◆ **WHAT IS ASKED**: Exactly the lines from the one with "Generate a Python" through the one with "0.12, 0.11, 0.10, 0.09, 0.08, 0.07, 0.06, 0.05, 0.04]" should be returned, both ends included and nothing else. Omit any pictures.

_ _ _ _ _ _ _

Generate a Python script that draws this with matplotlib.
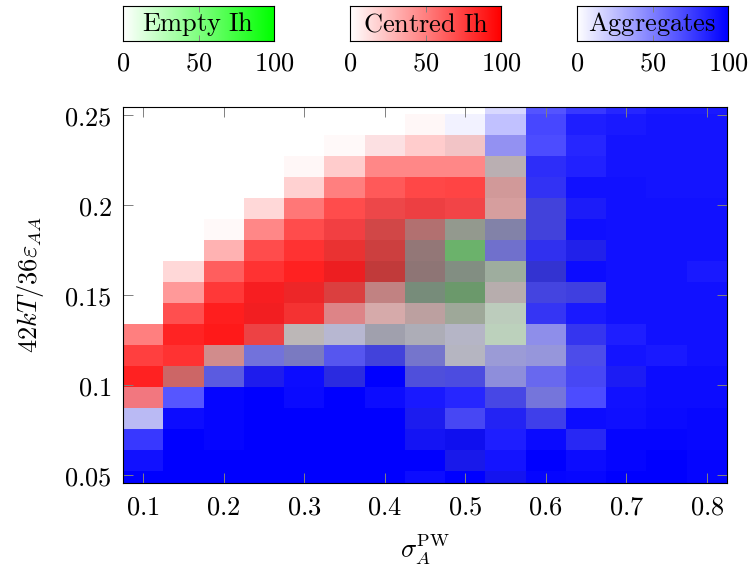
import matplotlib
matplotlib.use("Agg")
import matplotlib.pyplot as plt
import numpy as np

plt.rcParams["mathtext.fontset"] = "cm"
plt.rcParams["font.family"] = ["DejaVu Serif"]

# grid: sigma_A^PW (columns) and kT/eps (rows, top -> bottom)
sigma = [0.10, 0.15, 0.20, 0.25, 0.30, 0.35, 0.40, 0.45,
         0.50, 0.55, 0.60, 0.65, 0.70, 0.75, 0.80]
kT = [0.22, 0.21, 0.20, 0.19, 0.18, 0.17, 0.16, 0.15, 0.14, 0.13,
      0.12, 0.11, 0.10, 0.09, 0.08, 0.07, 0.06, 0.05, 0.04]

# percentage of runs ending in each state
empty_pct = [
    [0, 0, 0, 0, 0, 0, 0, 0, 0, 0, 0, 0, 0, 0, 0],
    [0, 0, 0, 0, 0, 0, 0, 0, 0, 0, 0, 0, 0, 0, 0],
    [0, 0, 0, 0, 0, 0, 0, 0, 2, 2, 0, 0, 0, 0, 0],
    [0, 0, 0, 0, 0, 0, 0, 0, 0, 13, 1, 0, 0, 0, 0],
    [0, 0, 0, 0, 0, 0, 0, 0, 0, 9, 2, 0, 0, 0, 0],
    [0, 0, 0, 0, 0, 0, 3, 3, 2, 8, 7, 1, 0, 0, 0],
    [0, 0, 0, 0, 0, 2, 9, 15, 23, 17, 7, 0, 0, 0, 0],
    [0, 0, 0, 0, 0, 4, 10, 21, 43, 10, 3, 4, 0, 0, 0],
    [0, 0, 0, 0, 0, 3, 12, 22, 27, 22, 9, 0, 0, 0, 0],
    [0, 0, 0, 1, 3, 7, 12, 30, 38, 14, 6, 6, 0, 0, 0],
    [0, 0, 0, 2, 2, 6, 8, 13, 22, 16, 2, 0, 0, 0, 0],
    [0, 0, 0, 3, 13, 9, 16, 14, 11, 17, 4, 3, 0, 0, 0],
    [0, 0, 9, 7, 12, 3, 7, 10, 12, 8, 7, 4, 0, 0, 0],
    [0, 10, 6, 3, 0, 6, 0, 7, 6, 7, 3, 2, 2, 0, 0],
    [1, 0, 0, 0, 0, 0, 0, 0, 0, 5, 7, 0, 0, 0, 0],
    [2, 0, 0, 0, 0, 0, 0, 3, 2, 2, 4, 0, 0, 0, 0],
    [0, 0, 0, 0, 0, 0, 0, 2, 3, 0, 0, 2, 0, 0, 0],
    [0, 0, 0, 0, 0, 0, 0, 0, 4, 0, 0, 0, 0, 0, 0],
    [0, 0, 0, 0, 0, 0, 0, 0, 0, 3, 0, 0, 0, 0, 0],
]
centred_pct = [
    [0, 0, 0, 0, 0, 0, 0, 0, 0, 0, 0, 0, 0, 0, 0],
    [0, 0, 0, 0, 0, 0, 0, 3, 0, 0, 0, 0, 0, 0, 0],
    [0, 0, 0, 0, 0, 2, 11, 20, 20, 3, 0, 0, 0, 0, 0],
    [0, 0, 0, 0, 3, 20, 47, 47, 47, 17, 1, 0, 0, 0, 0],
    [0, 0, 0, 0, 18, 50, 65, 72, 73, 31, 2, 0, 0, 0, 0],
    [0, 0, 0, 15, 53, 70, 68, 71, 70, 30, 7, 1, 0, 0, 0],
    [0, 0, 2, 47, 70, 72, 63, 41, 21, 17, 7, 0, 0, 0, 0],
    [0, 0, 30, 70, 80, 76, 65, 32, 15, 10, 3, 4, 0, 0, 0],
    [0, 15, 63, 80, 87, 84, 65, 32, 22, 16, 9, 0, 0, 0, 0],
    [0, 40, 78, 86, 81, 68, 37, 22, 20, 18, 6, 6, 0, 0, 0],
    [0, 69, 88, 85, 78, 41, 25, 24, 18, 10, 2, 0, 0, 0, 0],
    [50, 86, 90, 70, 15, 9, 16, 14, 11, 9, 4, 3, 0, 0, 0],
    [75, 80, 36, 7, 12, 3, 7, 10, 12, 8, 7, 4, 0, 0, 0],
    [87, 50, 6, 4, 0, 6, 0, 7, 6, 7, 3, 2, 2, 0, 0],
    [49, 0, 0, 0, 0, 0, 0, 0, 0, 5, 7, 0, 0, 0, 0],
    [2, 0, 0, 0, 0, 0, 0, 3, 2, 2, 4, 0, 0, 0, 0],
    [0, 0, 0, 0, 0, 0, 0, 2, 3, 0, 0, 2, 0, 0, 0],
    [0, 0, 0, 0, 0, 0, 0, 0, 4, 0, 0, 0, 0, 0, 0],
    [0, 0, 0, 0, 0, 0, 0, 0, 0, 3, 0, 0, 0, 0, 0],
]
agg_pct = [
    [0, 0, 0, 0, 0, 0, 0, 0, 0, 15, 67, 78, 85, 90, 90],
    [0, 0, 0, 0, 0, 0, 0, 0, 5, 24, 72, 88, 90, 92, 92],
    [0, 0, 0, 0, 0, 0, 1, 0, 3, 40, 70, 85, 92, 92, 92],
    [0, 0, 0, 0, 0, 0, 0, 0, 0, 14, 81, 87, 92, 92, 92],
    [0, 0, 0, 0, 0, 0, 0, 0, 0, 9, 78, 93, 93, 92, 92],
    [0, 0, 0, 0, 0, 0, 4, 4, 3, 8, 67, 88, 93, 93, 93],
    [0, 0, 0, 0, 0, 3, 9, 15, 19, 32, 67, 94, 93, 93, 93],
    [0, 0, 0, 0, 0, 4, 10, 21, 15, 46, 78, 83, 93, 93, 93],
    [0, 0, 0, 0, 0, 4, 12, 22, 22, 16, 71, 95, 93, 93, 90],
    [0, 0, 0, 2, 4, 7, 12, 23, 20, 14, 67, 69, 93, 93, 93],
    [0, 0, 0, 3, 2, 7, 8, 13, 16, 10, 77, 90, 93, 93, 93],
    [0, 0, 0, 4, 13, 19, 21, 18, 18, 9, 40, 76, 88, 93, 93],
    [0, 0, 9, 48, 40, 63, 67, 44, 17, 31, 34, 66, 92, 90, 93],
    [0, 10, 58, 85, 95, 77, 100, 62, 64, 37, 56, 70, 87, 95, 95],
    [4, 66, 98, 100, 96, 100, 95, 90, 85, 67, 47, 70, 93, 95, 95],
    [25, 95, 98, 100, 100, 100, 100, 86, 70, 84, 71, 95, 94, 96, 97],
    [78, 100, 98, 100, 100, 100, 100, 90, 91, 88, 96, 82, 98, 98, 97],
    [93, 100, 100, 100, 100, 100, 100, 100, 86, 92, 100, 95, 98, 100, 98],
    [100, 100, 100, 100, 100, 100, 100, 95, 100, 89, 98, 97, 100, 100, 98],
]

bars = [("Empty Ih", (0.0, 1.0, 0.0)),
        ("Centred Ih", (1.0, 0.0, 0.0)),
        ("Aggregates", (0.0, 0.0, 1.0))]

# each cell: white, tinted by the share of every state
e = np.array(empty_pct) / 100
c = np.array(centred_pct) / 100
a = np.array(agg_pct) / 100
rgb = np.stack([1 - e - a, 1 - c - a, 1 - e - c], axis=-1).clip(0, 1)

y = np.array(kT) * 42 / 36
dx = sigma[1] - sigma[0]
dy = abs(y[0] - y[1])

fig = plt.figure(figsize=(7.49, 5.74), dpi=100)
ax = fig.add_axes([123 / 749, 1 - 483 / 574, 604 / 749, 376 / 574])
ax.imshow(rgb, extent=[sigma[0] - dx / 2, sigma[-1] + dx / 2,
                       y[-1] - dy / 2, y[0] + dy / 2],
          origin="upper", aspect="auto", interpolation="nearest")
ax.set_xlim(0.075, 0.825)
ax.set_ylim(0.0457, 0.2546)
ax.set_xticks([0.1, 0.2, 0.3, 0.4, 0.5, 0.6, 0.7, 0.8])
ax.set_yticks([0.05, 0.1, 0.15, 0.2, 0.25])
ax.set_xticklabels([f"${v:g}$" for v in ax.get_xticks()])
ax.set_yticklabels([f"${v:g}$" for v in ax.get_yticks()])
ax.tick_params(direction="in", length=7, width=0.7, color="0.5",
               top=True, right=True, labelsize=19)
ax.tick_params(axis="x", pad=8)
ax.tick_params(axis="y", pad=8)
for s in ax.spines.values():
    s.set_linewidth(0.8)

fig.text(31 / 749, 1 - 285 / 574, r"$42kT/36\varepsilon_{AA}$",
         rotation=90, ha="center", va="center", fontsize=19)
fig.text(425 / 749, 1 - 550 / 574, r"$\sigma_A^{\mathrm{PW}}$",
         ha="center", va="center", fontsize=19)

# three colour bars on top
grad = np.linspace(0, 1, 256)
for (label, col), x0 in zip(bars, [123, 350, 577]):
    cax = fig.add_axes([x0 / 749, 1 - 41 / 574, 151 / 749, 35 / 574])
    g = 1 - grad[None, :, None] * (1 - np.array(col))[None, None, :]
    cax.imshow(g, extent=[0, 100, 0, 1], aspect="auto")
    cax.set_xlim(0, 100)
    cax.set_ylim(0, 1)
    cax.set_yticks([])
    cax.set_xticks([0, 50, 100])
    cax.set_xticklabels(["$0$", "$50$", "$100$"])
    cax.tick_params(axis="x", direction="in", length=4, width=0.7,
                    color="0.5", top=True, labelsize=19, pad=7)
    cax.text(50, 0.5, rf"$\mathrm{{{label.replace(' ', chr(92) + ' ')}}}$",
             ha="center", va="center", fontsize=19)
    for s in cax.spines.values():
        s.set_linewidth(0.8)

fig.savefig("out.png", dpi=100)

_ _ _ _ _ _ _

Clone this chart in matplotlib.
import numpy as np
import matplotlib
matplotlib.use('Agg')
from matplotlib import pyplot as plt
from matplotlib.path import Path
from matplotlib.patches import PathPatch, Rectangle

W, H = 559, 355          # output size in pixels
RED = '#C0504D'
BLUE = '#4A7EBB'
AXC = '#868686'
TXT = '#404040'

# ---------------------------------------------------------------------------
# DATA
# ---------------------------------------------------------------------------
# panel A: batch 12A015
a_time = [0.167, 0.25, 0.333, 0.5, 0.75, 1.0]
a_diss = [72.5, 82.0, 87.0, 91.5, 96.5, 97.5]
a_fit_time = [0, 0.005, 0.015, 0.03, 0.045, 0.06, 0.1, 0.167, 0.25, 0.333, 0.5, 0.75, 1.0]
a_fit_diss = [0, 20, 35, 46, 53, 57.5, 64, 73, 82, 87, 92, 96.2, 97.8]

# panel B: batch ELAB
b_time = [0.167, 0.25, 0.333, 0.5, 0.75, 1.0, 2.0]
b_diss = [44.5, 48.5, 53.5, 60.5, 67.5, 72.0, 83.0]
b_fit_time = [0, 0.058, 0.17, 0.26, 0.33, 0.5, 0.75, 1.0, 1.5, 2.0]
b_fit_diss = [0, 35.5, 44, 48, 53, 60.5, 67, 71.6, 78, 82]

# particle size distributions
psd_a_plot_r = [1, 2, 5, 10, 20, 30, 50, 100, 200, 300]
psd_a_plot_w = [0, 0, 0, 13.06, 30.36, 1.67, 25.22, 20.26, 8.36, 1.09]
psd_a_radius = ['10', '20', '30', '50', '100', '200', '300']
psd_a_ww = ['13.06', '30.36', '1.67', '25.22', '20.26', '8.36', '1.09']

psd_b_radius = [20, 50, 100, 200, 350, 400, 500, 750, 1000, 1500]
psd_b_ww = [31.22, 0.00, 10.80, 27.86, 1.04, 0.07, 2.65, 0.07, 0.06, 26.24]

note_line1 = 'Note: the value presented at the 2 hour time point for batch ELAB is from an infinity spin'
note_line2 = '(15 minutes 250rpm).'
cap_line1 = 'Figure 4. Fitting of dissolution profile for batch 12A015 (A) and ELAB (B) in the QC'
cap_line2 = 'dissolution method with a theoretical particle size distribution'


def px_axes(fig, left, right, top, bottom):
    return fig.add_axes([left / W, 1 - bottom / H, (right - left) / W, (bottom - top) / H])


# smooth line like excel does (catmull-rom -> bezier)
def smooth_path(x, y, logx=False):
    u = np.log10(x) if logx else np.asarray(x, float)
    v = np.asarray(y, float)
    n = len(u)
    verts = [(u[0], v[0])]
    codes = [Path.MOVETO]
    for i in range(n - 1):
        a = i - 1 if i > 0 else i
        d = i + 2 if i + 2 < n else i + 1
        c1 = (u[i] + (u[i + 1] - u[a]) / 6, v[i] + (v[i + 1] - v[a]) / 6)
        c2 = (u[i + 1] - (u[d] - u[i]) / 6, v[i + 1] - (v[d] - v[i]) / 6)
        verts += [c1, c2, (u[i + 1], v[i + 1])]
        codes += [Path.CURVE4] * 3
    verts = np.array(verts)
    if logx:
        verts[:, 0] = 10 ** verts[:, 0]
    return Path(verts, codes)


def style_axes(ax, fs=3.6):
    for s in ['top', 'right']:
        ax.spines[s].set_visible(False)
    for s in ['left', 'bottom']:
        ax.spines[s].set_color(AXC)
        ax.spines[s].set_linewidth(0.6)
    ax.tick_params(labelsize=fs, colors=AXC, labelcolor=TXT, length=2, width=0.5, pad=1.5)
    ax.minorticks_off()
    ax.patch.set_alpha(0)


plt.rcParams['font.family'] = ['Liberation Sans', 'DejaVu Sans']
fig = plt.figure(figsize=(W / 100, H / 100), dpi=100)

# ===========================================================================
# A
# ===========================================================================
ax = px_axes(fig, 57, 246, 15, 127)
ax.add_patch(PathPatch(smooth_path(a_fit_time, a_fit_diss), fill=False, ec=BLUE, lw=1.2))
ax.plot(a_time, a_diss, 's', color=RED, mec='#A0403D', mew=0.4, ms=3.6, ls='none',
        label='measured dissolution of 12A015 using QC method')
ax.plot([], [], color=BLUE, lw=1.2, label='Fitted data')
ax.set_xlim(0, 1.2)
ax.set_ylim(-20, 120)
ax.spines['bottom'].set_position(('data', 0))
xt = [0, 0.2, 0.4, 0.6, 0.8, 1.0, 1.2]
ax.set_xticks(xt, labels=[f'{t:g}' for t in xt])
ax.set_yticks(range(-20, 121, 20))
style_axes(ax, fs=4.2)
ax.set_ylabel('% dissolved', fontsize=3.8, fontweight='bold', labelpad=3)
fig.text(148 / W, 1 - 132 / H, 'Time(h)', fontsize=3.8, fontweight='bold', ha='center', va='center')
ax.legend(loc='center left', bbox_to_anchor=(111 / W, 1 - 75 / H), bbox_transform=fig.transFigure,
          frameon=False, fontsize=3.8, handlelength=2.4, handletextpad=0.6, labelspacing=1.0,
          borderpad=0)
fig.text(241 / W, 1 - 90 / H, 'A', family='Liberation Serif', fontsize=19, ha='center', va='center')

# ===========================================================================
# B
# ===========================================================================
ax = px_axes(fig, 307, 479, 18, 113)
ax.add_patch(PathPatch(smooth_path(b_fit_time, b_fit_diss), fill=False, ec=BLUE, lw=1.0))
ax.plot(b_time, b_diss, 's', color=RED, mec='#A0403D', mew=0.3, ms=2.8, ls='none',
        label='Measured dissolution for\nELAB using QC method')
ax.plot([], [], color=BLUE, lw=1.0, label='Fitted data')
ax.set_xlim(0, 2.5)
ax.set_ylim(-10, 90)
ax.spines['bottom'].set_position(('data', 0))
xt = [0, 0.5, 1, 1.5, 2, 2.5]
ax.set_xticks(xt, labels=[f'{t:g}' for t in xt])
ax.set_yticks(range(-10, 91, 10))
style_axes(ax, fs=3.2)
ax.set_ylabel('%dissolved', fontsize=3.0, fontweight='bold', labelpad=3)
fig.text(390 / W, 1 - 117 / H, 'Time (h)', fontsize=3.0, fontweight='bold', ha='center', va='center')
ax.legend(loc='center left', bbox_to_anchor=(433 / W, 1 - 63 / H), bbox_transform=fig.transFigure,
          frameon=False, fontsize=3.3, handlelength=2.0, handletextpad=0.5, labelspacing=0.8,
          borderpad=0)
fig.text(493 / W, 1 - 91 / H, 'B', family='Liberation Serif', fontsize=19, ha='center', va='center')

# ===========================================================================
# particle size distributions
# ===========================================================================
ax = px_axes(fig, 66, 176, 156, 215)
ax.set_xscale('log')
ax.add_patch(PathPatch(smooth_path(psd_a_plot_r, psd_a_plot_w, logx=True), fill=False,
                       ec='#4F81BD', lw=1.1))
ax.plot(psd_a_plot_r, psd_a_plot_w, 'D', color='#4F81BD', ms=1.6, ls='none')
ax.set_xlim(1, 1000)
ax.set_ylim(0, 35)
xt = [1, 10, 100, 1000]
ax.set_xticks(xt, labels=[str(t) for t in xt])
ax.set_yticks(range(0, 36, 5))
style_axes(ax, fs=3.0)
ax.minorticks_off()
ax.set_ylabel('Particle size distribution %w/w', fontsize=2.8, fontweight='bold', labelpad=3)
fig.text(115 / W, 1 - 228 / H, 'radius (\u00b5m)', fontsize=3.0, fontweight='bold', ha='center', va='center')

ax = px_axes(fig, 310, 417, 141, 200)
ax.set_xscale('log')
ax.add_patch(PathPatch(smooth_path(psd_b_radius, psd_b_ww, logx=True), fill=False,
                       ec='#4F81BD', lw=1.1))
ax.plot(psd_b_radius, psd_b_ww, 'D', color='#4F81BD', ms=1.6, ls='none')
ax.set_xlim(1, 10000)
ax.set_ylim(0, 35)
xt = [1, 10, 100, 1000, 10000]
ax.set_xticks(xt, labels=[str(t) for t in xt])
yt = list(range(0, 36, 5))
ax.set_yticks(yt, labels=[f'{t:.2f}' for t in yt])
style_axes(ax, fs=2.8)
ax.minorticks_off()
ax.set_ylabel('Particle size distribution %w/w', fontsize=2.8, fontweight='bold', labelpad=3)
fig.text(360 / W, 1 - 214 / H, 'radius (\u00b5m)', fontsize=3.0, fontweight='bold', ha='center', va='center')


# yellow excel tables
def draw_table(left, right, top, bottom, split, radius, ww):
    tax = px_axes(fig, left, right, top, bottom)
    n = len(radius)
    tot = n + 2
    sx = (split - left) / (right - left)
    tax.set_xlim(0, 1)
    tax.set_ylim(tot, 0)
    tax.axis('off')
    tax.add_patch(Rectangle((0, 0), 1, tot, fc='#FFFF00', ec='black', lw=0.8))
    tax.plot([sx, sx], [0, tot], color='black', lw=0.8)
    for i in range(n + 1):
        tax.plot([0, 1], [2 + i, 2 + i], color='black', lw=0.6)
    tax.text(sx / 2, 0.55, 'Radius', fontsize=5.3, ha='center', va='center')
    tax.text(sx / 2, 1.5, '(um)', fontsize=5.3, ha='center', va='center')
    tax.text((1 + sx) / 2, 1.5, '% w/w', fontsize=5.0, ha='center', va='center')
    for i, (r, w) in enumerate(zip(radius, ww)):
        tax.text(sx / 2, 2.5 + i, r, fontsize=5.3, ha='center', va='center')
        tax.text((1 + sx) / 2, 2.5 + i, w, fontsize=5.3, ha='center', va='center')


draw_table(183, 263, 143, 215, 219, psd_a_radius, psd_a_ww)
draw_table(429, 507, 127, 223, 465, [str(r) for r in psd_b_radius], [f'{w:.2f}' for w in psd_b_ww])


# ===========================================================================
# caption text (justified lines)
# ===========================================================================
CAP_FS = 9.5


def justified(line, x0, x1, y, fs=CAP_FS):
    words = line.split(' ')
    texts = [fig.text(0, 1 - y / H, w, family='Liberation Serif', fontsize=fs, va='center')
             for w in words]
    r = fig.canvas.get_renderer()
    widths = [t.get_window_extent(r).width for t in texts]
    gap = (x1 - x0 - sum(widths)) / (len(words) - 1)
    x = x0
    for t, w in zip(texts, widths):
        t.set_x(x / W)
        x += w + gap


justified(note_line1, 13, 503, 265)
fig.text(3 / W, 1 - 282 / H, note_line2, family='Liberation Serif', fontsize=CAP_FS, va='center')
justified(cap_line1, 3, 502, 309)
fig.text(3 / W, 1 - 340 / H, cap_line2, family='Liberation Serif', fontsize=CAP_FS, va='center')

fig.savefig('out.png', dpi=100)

_ _ _ _ _ _ _

◆ **CORRECT RESULT**:
Generate a Python script that draws this with matplotlib.
import matplotlib
matplotlib.use("Agg")
import matplotlib.pyplot as plt
import numpy as np

plt.rcParams["mathtext.fontset"] = "cm"
plt.rcParams["font.family"] = ["DejaVu Serif"]

# grid: sigma_A^PW (columns) and kT/eps (rows, top -> bottom)
sigma = [0.10, 0.15, 0.20, 0.25, 0.30, 0.35, 0.40, 0.45,
         0.50, 0.55, 0.60, 0.65, 0.70, 0.75, 0.80]
kT = [0.22, 0.21, 0.20, 0.19, 0.18, 0.17, 0.16, 0.15, 0.14, 0.13,
      0.12, 0.11, 0.10, 0.09, 0.08, 0.07, 0.06, 0.05, 0.04]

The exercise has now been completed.